I just found out this morning, but tomorrow is apparently the Rapture. So sayeth Harold Camping, a former engineer who has painstakingly calculated the exact date of the faithful’s ascension to heaven and the subsequent period of natural disasters, war and plague that will precede God’s reign on Earth. Or maybe it’s his reign in heaven—it’s kind of unclear, but the point is that the world will end on May 21, 2011. That’s tomorrow. Presumably the internet will survive at least a few weeks into the horsemen’s pounding, throbbing ride across the virginal face of this land, so if you are reading this on Sunday, let me be the first to welcome you to an America with better science curricula and shorter lines to see that Atlas Shrugged movie. To paraphrase Robert Johnson, I’m not crazy about hell, but all my friends are going there. While we wait for the after-party, why not take a look at the last hours of the reception?
First, the good news: in Detroit, where a sort of economic Rapture has already occurred, nearly half the adult population is illiterate. Twenty-five percent of the city’s population left town in the last decade and, according to the National Institute for Literacy, 47% of those who remain “have trouble with reading, speaking, writing and computational skills.” But hey, at least there are still 90,000 abandoned homes and commercial properties, just waiting for someone who cannot read to synthesize the carpentry, plumbing and electrical skills needed to get Detroit moving again. Or Rick Snyder can just declare financial martial law and, you know, privatize stuff for, um, efficiency.
I’m not saying one private industry is insufficient to undergird the health of an entire city, but I am saying that the market makes money, not happiness. The social responsibility of business is to increase its profits, as Milton Friedman argues in a 1970 essay of the same name. If you read just one historically significant essay defending absolute market economies before the Rapture, read this. The amazing part is not that Friedman claims executives who let social welfare or other not-profit concerns influence their business decisions immorally usurp the function of government, since they are taking stockholder money* and undemocratically reapportioning it to non-business purposes, thereby engaging in taxation and also socialism. The amazing part is that Friedman is a respected economist, regularly cited by conservative pundits. Selfishness is the new ethics, dog.
Also, being a complete dick is the new cool. That this differs not at all from the old cool is one of the many fortuities that enabled Rick Santorum to argue Tuesday that John McCain “doesn’t understand how enhanced interrogation works.” He then asked Senator McCain to get a jar of jelly down from a high shelf and demanded to know why he couldn’t reach up there. The former senator from Pennsylvania was taking issue with McCain’s observation that the information enabling the successful attack on Osama Bin Laden was not obtained via waterboarding, thus suggesting that enhanced interrogation—previously known as torture—wasn’t as great as we all briefly thought. According to Santorum, McCain is forgetting that torture is a great way to change somebody’s mind. “I mean, you break somebody, and after they’re broken, they become cooperative,” he said. These are clearly the words of a man who knows exactly how torture works, correcting a man who was a guest of the North Vietnamese Army for five years.
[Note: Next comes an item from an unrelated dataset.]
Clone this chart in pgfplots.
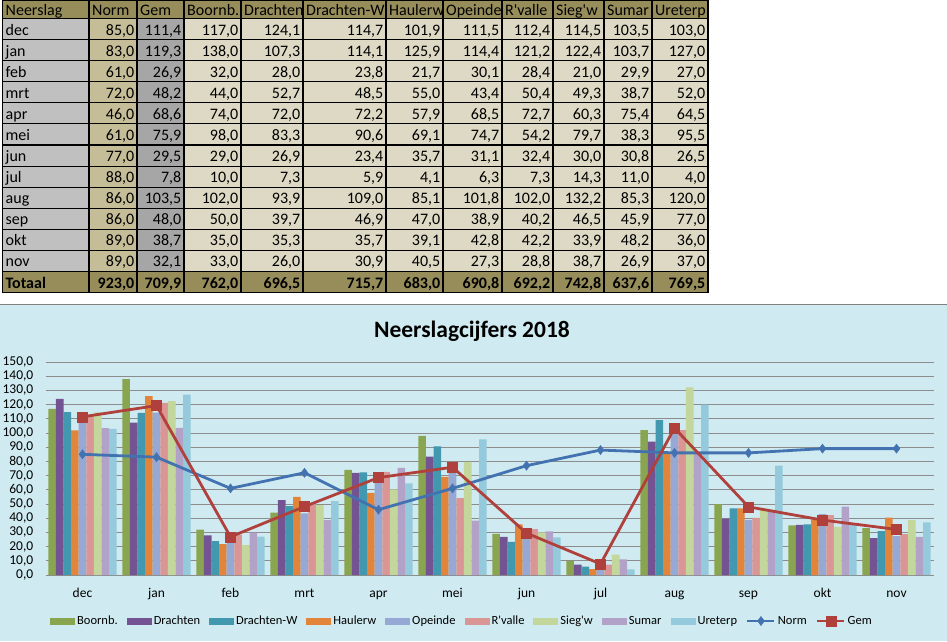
\documentclass[border=0pt]{standalone}
\usepackage{fontspec}
\setmainfont{Carlito}
\usepackage{pgfplots}
\usepackage{pgfplotstable}
\pgfplotsset{compat=1.18}

\definecolor{thead}{HTML}{978D5B}
\definecolor{tmonth}{HTML}{C0C0C0}
\definecolor{tnorm}{HTML}{C4BD97}
\definecolor{tgem}{HTML}{A6A6A6}
\definecolor{tdata}{HTML}{DDD9C4}
\definecolor{cbg}{HTML}{CFEBF1}
\definecolor{cgrid}{HTML}{8C8C8C}
\definecolor{cboorn}{HTML}{8AA550}
\definecolor{cdrach}{HTML}{735391}
\definecolor{cdrachw}{HTML}{4198AF}
\definecolor{chauler}{HTML}{E2843A}
\definecolor{copein}{HTML}{96A8D4}
\definecolor{crval}{HTML}{D99694}
\definecolor{csieg}{HTML}{C3D69B}
\definecolor{csumar}{HTML}{B2A2C7}
\definecolor{cure}{HTML}{94CADB}
\definecolor{cnorm}{HTML}{4372B0}
\definecolor{cgem}{HTML}{B0403C}

\pgfplotstableread{
mnd norm gem boornb drachten drachtenw haulerw opeinde rvalle siegw sumar ureterp
dec 85.0 111.4 117.0 124.1 114.7 101.9 111.5 112.4 114.5 103.5 103.0
jan 83.0 119.3 138.0 107.3 114.1 125.9 114.4 121.2 122.4 103.7 127.0
feb 61.0 26.9 32.0 28.0 23.8 21.7 30.1 28.4 21.0 29.9 27.0
mrt 72.0 48.2 44.0 52.7 48.5 55.0 43.4 50.4 49.3 38.7 52.0
apr 46.0 68.6 74.0 72.0 72.2 57.9 68.5 72.7 60.3 75.4 64.5
mei 61.0 75.9 98.0 83.3 90.6 69.1 74.7 54.2 79.7 38.3 95.5
jun 77.0 29.5 29.0 26.9 23.4 35.7 31.1 32.4 30.0 30.8 26.5
jul 88.0 7.8 10.0 7.3 5.9 4.1 6.3 7.3 14.3 11.0 4.0
aug 86.0 103.5 102.0 93.9 109.0 85.1 101.8 102.0 132.2 85.3 120.0
sep 86.0 48.0 50.0 39.7 46.9 47.0 38.9 40.2 46.5 45.9 77.0
okt 89.0 38.7 35.0 35.3 35.7 39.1 42.8 42.2 33.9 48.2 36.0
nov 89.0 32.1 33.0 26.0 30.9 40.5 27.3 28.8 38.7 26.9 37.0
}\neerslag

\newcommand{\tabfont}{\fontsize{16}{19}\selectfont}
\newcommand{\num}[1]{\pgfmathprintnumber[fixed,fixed zerofill,precision=1,use comma,assume math mode=true]{#1}}
\pgfplotsset{
  barleg/.style={legend image code/.code={\fill[##1] (0pt,-3.5pt) rectangle (25pt,3.5pt);}},
  lineleg/.style={legend image code/.code={\draw[mark repeat=2,mark phase=2,##1] plot coordinates {(0pt,0pt) (13.5pt,0pt) (27pt,0pt)};}},
  stn/.style={ybar, bar width=7.6pt, bar shift=#1, draw=none, barleg},
}

\begin{document}
\begin{tikzpicture}
\path[use as bounding box] (0pt,0pt) rectangle (947pt,-641pt);

\begin{scope}[x=1pt,y=-1pt]
% chart background
\fill[cbg] (0,303.5) rectangle (947,641);
\draw[gray, line width=1pt] (0,304) -- (947,304);

% table
\fill[tmonth] (2.5,18.5) rectangle (89,271.5);
\fill[tnorm] (89,18.5) rectangle (137,271.5);
\fill[tgem] (137,18.5) rectangle (184,271.5);
\fill[tdata] (184,18.5) rectangle (708,271.5);
\fill[thead] (2.5,0) rectangle (708,18.5);
\fill[thead] (2.5,271.5) rectangle (708,292.5);
\foreach \x in {2.5,89,137,184,241,303,386,443,502,553,604,652,708}
  \draw[line width=1.1pt] (\x,0) -- (\x,292.5);
\foreach \r in {0,...,12}
  \draw[line width=1.1pt] (2.5,18.5+\r*21.083) -- (708,18.5+\r*21.083);
\draw[line width=1.1pt] (2.5,0.5) -- (708,0.5);
\draw[line width=1.4pt] (2.5,292.5) -- (708,292.5);

\foreach \x/\t in {2.5/Neerslag,89/Norm,137/Gem,184/Boornb.,241/Drachten,303/Drachten-W,
    386/Haulerw,443/Opeinde,502/R\textquotesingle valle,553/Sieg\textquotesingle w,604/Sumar,652/Ureterp}
  \node[anchor=base west, inner sep=0pt, font=\tabfont] at (\x+3,15) {\t};

\foreach \r in {0,...,11} {
  \pgfmathsetmacro{\yb}{18.5+\r*21.083+16.5}
  \pgfplotstablegetelem{\r}{mnd}\of\neerslag
  \node[anchor=base west, inner sep=0pt, font=\tabfont] at (5.5,\yb) {\pgfplotsretval};
  \foreach \c/\xr in {norm/137,gem/184,boornb/241,drachten/303,drachtenw/386,haulerw/443,
      opeinde/502,rvalle/553,siegw/604,sumar/652,ureterp/708} {
    \pgfplotstablegetelem{\r}{\c}\of\neerslag
    \node[anchor=base east, inner sep=0pt, font=\tabfont] at (\xr-2.5,\yb) {\num{\pgfplotsretval}};
  }
}
\node[anchor=base west, inner sep=0pt, font=\tabfont\bfseries] at (5.5,288) {Totaal};
\foreach \v/\xr in {923.0/137,709.9/184,762.0/241,696.5/303,715.7/386,683.0/443,
    690.8/502,692.2/553,742.8/604,637.6/652,769.5/708}
  \node[anchor=base east, inner sep=0pt, font=\tabfont\bfseries] at (\xr-2.5,288) {\num{\v}};

% title
\node[anchor=base, inner sep=0pt, font=\fontsize{23.5}{26}\selectfont\bfseries] at (472,337) {Neerslagcijfers 2018};
\end{scope}

\begin{axis}[
  at={(45.5pt,-575pt)}, anchor=south west,
  scale only axis, width=888pt, height=213pt,
  xmin=-0.5, xmax=11.5, ymin=0, ymax=150,
  xtick={0,...,11},
  xticklabels={dec,jan,feb,mrt,apr,mei,jun,jul,aug,sep,okt,nov},
  ytick={0,10,...,150},
  axis line style={draw=none}, tick style={draw=none},
  ymajorgrids, grid style={cgrid, line width=1pt},
  tick label style={font=\fontsize{13.5}{15}\selectfont},
  xticklabel style={anchor=base, yshift=-22pt, inner sep=0pt},
  yticklabel style={anchor=east, inner sep=0pt, xshift=-12pt},
  /pgf/number format/fixed, /pgf/number format/fixed zerofill,
  /pgf/number format/precision=1, /pgf/number format/use comma,
  /pgf/number format/assume math mode=true,
  clip=false,
  legend columns=11,
  legend style={at={(0.005,-0.216)}, anchor=west, draw=none, fill=none,
    inner sep=0pt, font=\fontsize{12.5}{14}\selectfont,
    /tikz/every even column/.append style={column sep=7pt}},
]
\addplot[stn=-30.4pt, fill=cboorn] table[x expr=\coordindex, y=boornb]{\neerslag};
\addlegendentry{Boornb.}
\addplot[stn=-22.8pt, fill=cdrach] table[x expr=\coordindex, y=drachten]{\neerslag};
\addlegendentry{Drachten}
\addplot[stn=-15.2pt, fill=cdrachw] table[x expr=\coordindex, y=drachtenw]{\neerslag};
\addlegendentry{Drachten-W}
\addplot[stn=-7.6pt, fill=chauler] table[x expr=\coordindex, y=haulerw]{\neerslag};
\addlegendentry{Haulerw}
\addplot[stn=0pt, fill=copein] table[x expr=\coordindex, y=opeinde]{\neerslag};
\addlegendentry{Opeinde}
\addplot[stn=7.6pt, fill=crval] table[x expr=\coordindex, y=rvalle]{\neerslag};
\addlegendentry{R\textquotesingle valle}
\addplot[stn=15.2pt, fill=csieg] table[x expr=\coordindex, y=siegw]{\neerslag};
\addlegendentry{Sieg\textquotesingle w}
\addplot[stn=22.8pt, fill=csumar] table[x expr=\coordindex, y=sumar]{\neerslag};
\addlegendentry{Sumar}
\addplot[stn=30.4pt, fill=cure] table[x expr=\coordindex, y=ureterp]{\neerslag};
\addlegendentry{Ureterp}
\addplot[cnorm, line width=2.8pt, mark=diamond*, mark size=4.6pt,
  mark options={fill=cnorm, draw=cnorm, line width=0.4pt}, lineleg]
  table[x expr=\coordindex, y=norm]{\neerslag};
\addlegendentry{Norm}
\addplot[cgem, line width=2.8pt, mark=square*, mark size=5pt,
  mark options={fill=cgem, draw=cgem, line width=0.4pt}, lineleg]
  table[x expr=\coordindex, y=gem]{\neerslag};
\addlegendentry{Gem}
\end{axis}
\end{tikzpicture}
\end{document}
Words: they’re everywhere, but who knows what they mean? Potential Detroit resident Sarah Palin sort of does, and she’ll be happy to combine several of them in half of a sentence for you before getting bored with that an using a cliché to talk about herself. On Thursday night, she told Greta Van Susteren that she feels that “fire in my belly” to run for President. Last time she felt that it turned out to be a baby, but this time it’s probably the desire to have everyone look at her serve her country. Not that there are no complicating considerations:
It’s a matter for me of some kind of practical, pragmatic decisions that have to be made. One is, with a large family understanding the huge amount of scrutiny and the sacrifices that have to be made on my children’s part in order to see their mama run for president. [Ed.: Yes, and? What? With that large family, one consideration is what? God dammit.] But yeah, the fire in the belly — it’s there.
So Sarah Palin still has a large family and still regards herself as a uniquely driven individual with lots of reserves of strength. Too bad she’s going to get sucked up to heaven tomorrow, and we’ll have to stay here with nothing but palate-cleansing rock.
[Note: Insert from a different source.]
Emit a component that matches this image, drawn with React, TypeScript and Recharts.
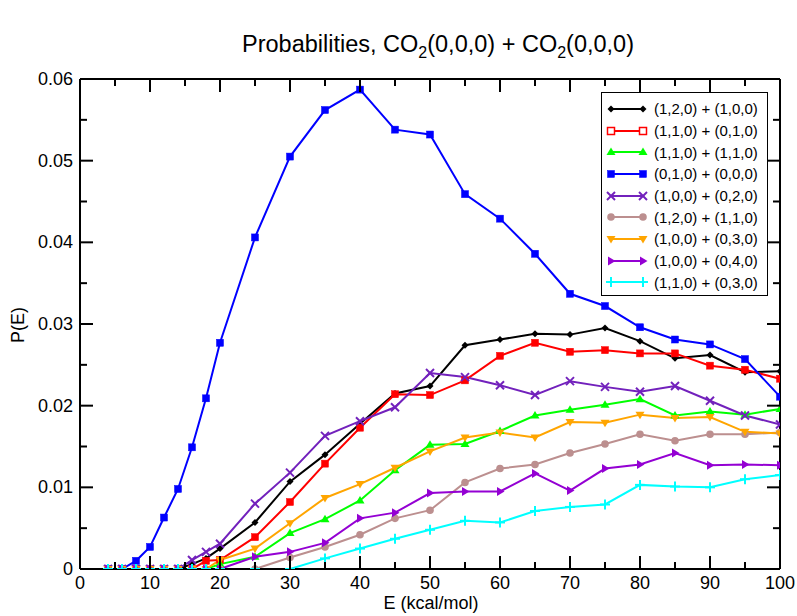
import React from 'react';
import { LineChart, Line, XAxis, YAxis } from 'recharts';

// energies (kcal/mol) at which P(E) was sampled
const energies = [4, 6, 8, 10, 12, 14, 16, 18, 20, 25, 30, 35, 40, 45, 50, 55, 60, 65, 70, 75, 80, 85, 90, 95, 100];

const p120_100 = [0, 0, 0, 0, 0, 0, 0.0006, 0.0013, 0.0025, 0.0057, 0.0107, 0.014, 0.0178, 0.0215, 0.0224, 0.0274, 0.0281, 0.0288, 0.0287, 0.0295, 0.0279, 0.0258, 0.0262, 0.0241, 0.0242];
const p110_010 = [0, 0, 0, 0, 0, 0, 0, 0.001, 0.0011, 0.0039, 0.0082, 0.0129, 0.0173, 0.0214, 0.0213, 0.0231, 0.0261, 0.0277, 0.0266, 0.0268, 0.0264, 0.0264, 0.0249, 0.0244, 0.0233];
const p110_110 = [0, 0, 0, 0, 0, 0, 0, 0, 0.0006, 0.0015, 0.0044, 0.0061, 0.0084, 0.0121, 0.0152, 0.0153, 0.0169, 0.0188, 0.0195, 0.0201, 0.0208, 0.0188, 0.0193, 0.0189, 0.0196];
const p010_000 = [0, 0, 0.001, 0.0027, 0.0063, 0.0098, 0.0149, 0.0209, 0.0277, 0.0406, 0.0505, 0.0562, 0.0587, 0.0538, 0.0532, 0.0459, 0.0429, 0.0386, 0.0337, 0.0322, 0.0296, 0.0281, 0.0275, 0.0257, 0.0211];
const p100_020 = [0, 0, 0, 0, 0, 0, 0.0011, 0.0021, 0.0031, 0.008, 0.0118, 0.0163, 0.0181, 0.0198, 0.024, 0.0235, 0.0225, 0.0213, 0.023, 0.0223, 0.0217, 0.0224, 0.0206, 0.0188, 0.0177];
const p120_110 = [0, 0, 0, 0, 0, 0, 0, 0, 0, 0, 0.0014, 0.0027, 0.0042, 0.0062, 0.0072, 0.0106, 0.0123, 0.0128, 0.0142, 0.0153, 0.0165, 0.0157, 0.0165, 0.0165, 0.0167];
const p100_030 = [0, 0, 0, 0, 0, 0, 0, 0, 0.0011, 0.0025, 0.0056, 0.0087, 0.0104, 0.0124, 0.0144, 0.0161, 0.0167, 0.0161, 0.018, 0.0179, 0.0189, 0.0185, 0.0186, 0.0168, 0.0166];
const p100_040 = [0, 0, 0, 0, 0, 0, 0, 0, 0, 0.0015, 0.0021, 0.0032, 0.0062, 0.0069, 0.0093, 0.0095, 0.0095, 0.0117, 0.0096, 0.0123, 0.0128, 0.0142, 0.0127, 0.0128, 0.0127];
const p110_030 = [0, 0, 0, 0, 0, 0, 0, 0, 0, 0, 0, 0.0013, 0.0025, 0.0037, 0.0048, 0.0059, 0.0057, 0.0071, 0.0076, 0.0079, 0.0103, 0.0101, 0.01, 0.011, 0.0115];

const xTicks = [0, 5, 10, 15, 20, 25, 30, 35, 40, 45, 50, 55, 60, 65, 70, 75, 80, 85, 90, 95, 100];
const yTicks = [0, 0.005, 0.01, 0.015, 0.02, 0.025, 0.03, 0.035, 0.04, 0.045, 0.05, 0.055, 0.06];

type Shape = 'diamond' | 'square' | 'triUp' | 'cross' | 'circle' | 'triDown' | 'triRight' | 'plus';

const series: { key: string; name: string; color: string; shape: Shape; values: number[] }[] = [
  { key: 's0', name: '(1,2,0) + (1,0,0)', color: '#000000', shape: 'diamond', values: p120_100 },
  { key: 's1', name: '(1,1,0) + (0,1,0)', color: '#ff0000', shape: 'square', values: p110_010 },
  { key: 's2', name: '(1,1,0) + (1,1,0)', color: '#00ff00', shape: 'triUp', values: p110_110 },
  { key: 's3', name: '(0,1,0) + (0,0,0)', color: '#0000ff', shape: 'square', values: p010_000 },
  { key: 's4', name: '(1,0,0) + (0,2,0)', color: '#7221bc', shape: 'cross', values: p100_020 },
  { key: 's5', name: '(1,2,0) + (1,1,0)', color: '#bc8f8f', shape: 'circle', values: p120_110 },
  { key: 's6', name: '(1,0,0) + (0,3,0)', color: '#ffa500', shape: 'triDown', values: p100_030 },
  { key: 's7', name: '(1,0,0) + (0,4,0)', color: '#9400d3', shape: 'triRight', values: p100_040 },
  { key: 's8', name: '(1,1,0) + (0,3,0)', color: '#00ffff', shape: 'plus', values: p110_030 },
];

const data = energies.map((E, i) => {
  const row: Record<string, number> = { E };
  series.forEach((s) => (row[s.key] = s.values[i]));
  return row;
});

const FONT = '"Liberation Sans", Arial, Helvetica, sans-serif';

function Marker({ shape, cx, cy, color, hollow }: { shape: Shape; cx: number; cy: number; color: string; hollow?: boolean }) {
  const r = 3.5;
  switch (shape) {
    case 'diamond':
      return <polygon points={`${cx},${cy - r} ${cx + r},${cy} ${cx},${cy + r} ${cx - r},${cy}`} fill={color} />;
    case 'square':
      return (
        <rect
          x={cx - 3.5}
          y={cy - 3.5}
          width={7}
          height={7}
          fill={hollow ? '#fff' : color}
          stroke={color}
          strokeWidth={hollow ? 1.5 : 0.5}
        />
      );
    case 'triUp':
      return <polygon points={`${cx},${cy - 4.5} ${cx + 4.5},${cy + 3} ${cx - 4.5},${cy + 3}`} fill={color} />;
    case 'triDown':
      return <polygon points={`${cx - 4.5},${cy - 3} ${cx + 4.5},${cy - 3} ${cx},${cy + 4.5}`} fill={color} />;
    case 'triRight':
      return <polygon points={`${cx - 3},${cy - 4.5} ${cx + 4.5},${cy} ${cx - 3},${cy + 4.5}`} fill={color} />;
    case 'circle':
      return <circle cx={cx} cy={cy} r={3.8} fill={color} />;
    case 'cross':
      return (
        <g stroke={color} strokeWidth={2}>
          <line x1={cx - 4} y1={cy - 4} x2={cx + 4} y2={cy + 4} />
          <line x1={cx - 4} y1={cy + 4} x2={cx + 4} y2={cy - 4} />
        </g>
      );
    case 'plus':
      return (
        <g stroke={color} strokeWidth={2}>
          <line x1={cx - 5} y1={cy} x2={cx + 5} y2={cy} />
          <line x1={cx} y1={cy - 5} x2={cx} y2={cy + 5} />
        </g>
      );
  }
  return null;
}

const isMajorX = (v: number) => v % 10 === 0;
const isMajorY = (v: number) => Math.round(v * 1000) % 10 === 0;

function BottomTick(props: any) {
  const { x, y, payload } = props;
  const major = isMajorX(payload.value);
  return (
    <g>
      <line x1={x} y1={y} x2={x} y2={y - (major ? 13 : 7)} stroke="#000" strokeWidth={2} />
      {major && (
        <text x={x} y={y + 20} textAnchor="middle" fontSize={18} fontFamily={FONT} fill="#000">
          {payload.value}
        </text>
      )}
    </g>
  );
}

function TopTick(props: any) {
  const { x, y, payload } = props;
  const major = isMajorX(payload.value);
  return <line x1={x} y1={y} x2={x} y2={y + (major ? 13 : 7)} stroke="#000" strokeWidth={2} />;
}

function LeftTick(props: any) {
  const { x, y, payload } = props;
  const major = isMajorY(payload.value);
  return (
    <g>
      <line x1={x} y1={y} x2={x + (major ? 13 : 7)} y2={y} stroke="#000" strokeWidth={2} />
      {major && (
        <text x={x - 7} y={y + 6} textAnchor="end" fontSize={18} fontFamily={FONT} fill="#000">
          {String(payload.value)}
        </text>
      )}
    </g>
  );
}

function RightTick(props: any) {
  const { x, y, payload } = props;
  const major = isMajorY(payload.value);
  return <line x1={x} y1={y} x2={x - (major ? 13 : 7)} y2={y} stroke="#000" strokeWidth={2} />;
}

function ChartLegend() {
  return (
    <div
      style={{
        position: 'absolute',
        left: 601,
        top: 92,
        width: 167,
        height: 204,
        border: '1px solid #000',
        background: '#fff',
        fontFamily: FONT,
        fontSize: 15,
        boxSizing: 'border-box',
        paddingTop: 5,
      }}
    >
      {series.map((s, i) => (
        <div key={s.key} style={{ display: 'flex', alignItems: 'center', height: 21.7 }}>
          <svg width={52} height={16} style={{ flex: 'none' }}>
            <line x1={9} y1={8} x2={41} y2={8} stroke={s.color} strokeWidth={2} />
            <Marker shape={s.shape} cx={9} cy={8} color={s.color} hollow={i === 1} />
            <Marker shape={s.shape} cx={41} cy={8} color={s.color} hollow={i === 1} />
          </svg>
          <span style={{ whiteSpace: 'nowrap' }}>{s.name}</span>
        </div>
      ))}
    </div>
  );
}

export default function App() {
  return (
    <div style={{ position: 'absolute', left: 0, top: 0, width: 797, height: 616, background: '#fff', fontFamily: FONT }}>
      <div
        style={{
          position: 'absolute',
          left: 438,
          top: 30,
          transform: 'translateX(-50%)',
          whiteSpace: 'nowrap',
          fontSize: 23.5,
          lineHeight: '28px',
        }}
      >
        Probabilities, CO<sub style={{ fontSize: 16 }}>2</sub>(0,0,0) + CO<sub style={{ fontSize: 16 }}>2</sub>(0,0,0)
      </div>
      <LineChart width={797} height={616} data={data} margin={{ top: 78, right: 16, bottom: 46, left: 79 }}>
        <XAxis
          dataKey="E"
          type="number"
          domain={[0, 100]}
          ticks={xTicks}
          interval={0}
          height={1}
          tickSize={0}
          tickMargin={0}
          tickLine={false}
          tick={<BottomTick />}
          axisLine={{ stroke: '#000', strokeWidth: 2 }}
          allowDataOverflow
        />
        <XAxis
          xAxisId="top"
          orientation="top"
          dataKey="E"
          type="number"
          domain={[0, 100]}
          ticks={xTicks}
          interval={0}
          height={1}
          tickSize={0}
          tickMargin={0}
          tickLine={false}
          tick={<TopTick />}
          axisLine={{ stroke: '#000', strokeWidth: 2 }}
          allowDataOverflow
        />
        <YAxis
          type="number"
          domain={[0, 0.06]}
          ticks={yTicks}
          interval={0}
          width={1}
          tickSize={0}
          tickMargin={0}
          tickLine={false}
          tick={<LeftTick />}
          axisLine={{ stroke: '#000', strokeWidth: 2 }}
          allowDataOverflow
        />
        <YAxis
          yAxisId="right"
          orientation="right"
          type="number"
          domain={[0, 0.06]}
          ticks={yTicks}
          interval={0}
          width={1}
          tickSize={0}
          tickMargin={0}
          tickLine={false}
          tick={<RightTick />}
          axisLine={{ stroke: '#000', strokeWidth: 2 }}
          allowDataOverflow
        />
        {series.map((s) => (
          <Line
            key={s.key}
            dataKey={s.key}
            name={s.name}
            stroke={s.color}
            strokeWidth={2}
            isAnimationActive={false}
            dot={(p: any) => <Marker key={`${s.key}-${p.index}`} shape={s.shape} cx={p.cx} cy={p.cy} color={s.color} />}
            activeDot={false}
          />
        ))}
      </LineChart>
      <div style={{ position: 'absolute', left: 431, top: 593, transform: 'translateX(-50%)', fontSize: 18, whiteSpace: 'nowrap' }}>
        E (kcal/mol)
      </div>
      <div
        style={{
          position: 'absolute',
          left: 18,
          top: 325,
          transform: 'translate(-50%, -50%) rotate(-90deg)',
          fontSize: 18,
          whiteSpace: 'nowrap',
        }}
      >
        P(E)
      </div>
      <ChartLegend />
    </div>
  );
}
httpv://www.youtube.com/watch?v=iF_BcZRpsiU
Youth knows no pain, indeed.
I find no fault with Friedman’s assertion that the social responsibility of business is to increase its profits. That’s like a large carnivore admitting that its raison d’etre is to eat meat.
The problem lies in the belief that business should run government, as well as society in general. Or, as is so ardently advocated by political wannabes, that government should be run like a business.
Either way, all but the very rich are going to be the next meal.
Mothership, I’m just going to pass that off verbatim as my opinion from now on, if you don’t mind.